→ Data extract:

* * *

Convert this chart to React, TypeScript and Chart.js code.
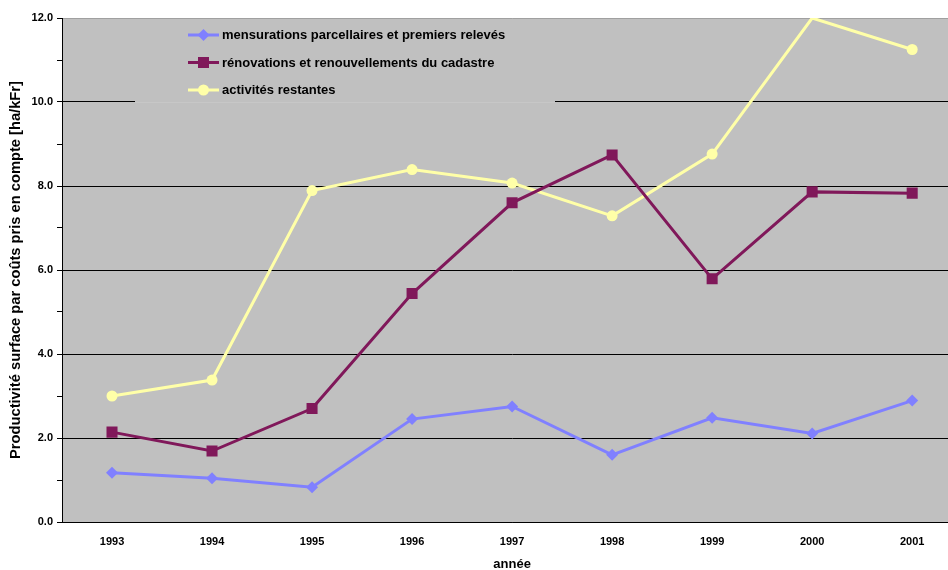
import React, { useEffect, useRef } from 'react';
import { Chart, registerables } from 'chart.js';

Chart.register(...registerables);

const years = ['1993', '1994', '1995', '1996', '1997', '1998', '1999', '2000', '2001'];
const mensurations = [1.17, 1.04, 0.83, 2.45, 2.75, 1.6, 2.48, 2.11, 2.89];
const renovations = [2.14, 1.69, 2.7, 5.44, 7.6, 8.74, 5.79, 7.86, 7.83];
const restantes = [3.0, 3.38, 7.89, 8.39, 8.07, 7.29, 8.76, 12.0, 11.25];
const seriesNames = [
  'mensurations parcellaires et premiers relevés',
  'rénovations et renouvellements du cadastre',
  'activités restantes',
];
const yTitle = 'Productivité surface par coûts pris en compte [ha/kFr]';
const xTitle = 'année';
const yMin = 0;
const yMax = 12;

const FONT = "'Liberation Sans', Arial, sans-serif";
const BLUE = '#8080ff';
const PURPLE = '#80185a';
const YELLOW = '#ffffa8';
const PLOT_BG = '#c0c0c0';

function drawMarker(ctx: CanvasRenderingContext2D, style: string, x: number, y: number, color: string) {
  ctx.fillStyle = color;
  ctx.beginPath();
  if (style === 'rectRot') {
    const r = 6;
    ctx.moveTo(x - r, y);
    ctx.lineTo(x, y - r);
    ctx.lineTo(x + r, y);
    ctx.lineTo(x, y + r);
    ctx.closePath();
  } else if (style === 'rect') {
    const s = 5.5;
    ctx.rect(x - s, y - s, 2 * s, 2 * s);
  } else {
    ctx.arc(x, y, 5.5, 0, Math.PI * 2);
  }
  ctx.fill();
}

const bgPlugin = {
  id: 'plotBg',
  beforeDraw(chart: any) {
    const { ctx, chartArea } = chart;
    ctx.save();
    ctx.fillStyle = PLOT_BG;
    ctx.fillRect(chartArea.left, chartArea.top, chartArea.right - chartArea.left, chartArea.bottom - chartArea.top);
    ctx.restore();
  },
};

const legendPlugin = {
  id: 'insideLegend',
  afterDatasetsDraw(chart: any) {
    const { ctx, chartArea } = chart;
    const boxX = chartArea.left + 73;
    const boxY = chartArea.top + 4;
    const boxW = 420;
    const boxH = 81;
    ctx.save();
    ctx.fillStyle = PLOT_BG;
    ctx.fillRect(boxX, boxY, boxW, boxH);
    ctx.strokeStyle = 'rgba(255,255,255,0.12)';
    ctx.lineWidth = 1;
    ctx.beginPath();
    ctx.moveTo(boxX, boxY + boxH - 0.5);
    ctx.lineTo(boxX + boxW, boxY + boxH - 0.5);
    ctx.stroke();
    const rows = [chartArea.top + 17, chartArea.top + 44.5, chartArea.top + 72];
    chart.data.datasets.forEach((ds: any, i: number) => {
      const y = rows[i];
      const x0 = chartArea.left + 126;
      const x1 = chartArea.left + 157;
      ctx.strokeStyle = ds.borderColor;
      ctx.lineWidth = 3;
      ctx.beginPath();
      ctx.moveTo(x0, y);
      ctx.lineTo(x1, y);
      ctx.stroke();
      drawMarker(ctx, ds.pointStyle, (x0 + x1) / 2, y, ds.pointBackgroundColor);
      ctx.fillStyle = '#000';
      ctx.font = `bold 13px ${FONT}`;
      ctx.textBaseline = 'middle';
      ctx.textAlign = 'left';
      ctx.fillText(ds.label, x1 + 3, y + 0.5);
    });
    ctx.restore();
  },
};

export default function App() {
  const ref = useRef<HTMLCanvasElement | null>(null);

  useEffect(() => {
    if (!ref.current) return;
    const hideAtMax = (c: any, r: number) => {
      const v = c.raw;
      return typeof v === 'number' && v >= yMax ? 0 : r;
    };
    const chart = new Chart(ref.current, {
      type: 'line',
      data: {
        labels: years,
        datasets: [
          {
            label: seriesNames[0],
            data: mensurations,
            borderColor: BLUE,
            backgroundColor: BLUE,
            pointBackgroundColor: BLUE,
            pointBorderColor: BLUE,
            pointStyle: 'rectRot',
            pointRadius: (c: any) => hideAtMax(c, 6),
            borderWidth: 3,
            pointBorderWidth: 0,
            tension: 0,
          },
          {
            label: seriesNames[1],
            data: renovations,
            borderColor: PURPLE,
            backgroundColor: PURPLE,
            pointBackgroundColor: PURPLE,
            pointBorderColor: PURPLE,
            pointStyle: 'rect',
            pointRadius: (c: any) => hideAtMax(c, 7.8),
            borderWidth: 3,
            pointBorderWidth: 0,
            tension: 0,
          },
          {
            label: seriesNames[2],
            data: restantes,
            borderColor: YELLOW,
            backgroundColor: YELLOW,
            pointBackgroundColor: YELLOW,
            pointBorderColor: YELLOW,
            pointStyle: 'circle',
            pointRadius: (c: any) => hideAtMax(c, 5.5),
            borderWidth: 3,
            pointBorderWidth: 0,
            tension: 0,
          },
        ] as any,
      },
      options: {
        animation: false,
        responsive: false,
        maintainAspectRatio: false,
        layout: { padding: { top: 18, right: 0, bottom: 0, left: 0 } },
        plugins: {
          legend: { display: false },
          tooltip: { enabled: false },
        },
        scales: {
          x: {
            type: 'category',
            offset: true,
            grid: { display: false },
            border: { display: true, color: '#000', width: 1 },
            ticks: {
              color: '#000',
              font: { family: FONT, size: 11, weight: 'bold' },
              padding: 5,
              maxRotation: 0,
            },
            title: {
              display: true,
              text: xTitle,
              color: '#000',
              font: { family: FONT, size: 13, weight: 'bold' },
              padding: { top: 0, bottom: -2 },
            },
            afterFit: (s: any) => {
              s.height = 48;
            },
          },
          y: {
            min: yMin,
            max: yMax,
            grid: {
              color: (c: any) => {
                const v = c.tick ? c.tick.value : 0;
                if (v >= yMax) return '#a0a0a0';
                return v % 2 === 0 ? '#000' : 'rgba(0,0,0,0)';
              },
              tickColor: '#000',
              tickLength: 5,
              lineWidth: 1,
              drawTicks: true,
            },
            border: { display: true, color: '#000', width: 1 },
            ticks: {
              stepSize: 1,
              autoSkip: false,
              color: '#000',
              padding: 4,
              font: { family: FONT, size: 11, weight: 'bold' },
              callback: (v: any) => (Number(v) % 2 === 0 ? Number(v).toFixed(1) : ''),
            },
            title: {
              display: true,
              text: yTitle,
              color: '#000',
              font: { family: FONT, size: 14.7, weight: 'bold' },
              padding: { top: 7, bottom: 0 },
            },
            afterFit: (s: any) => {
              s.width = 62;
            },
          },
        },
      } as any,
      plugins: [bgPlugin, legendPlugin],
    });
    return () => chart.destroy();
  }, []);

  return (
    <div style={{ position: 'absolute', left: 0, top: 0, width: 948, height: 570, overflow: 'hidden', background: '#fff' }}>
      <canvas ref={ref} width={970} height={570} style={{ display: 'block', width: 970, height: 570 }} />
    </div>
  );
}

* * *

→ Problem to work on: Please repeat exactly the data above from its first line to the line that contains "Chart.register(...registerables);", inclusive, and leave every picture out.

→ Complete response:
Convert this chart to React, TypeScript and Chart.js code.
import React, { useEffect, useRef } from 'react';
import { Chart, registerables } from 'chart.js';

Chart.register(...registerables);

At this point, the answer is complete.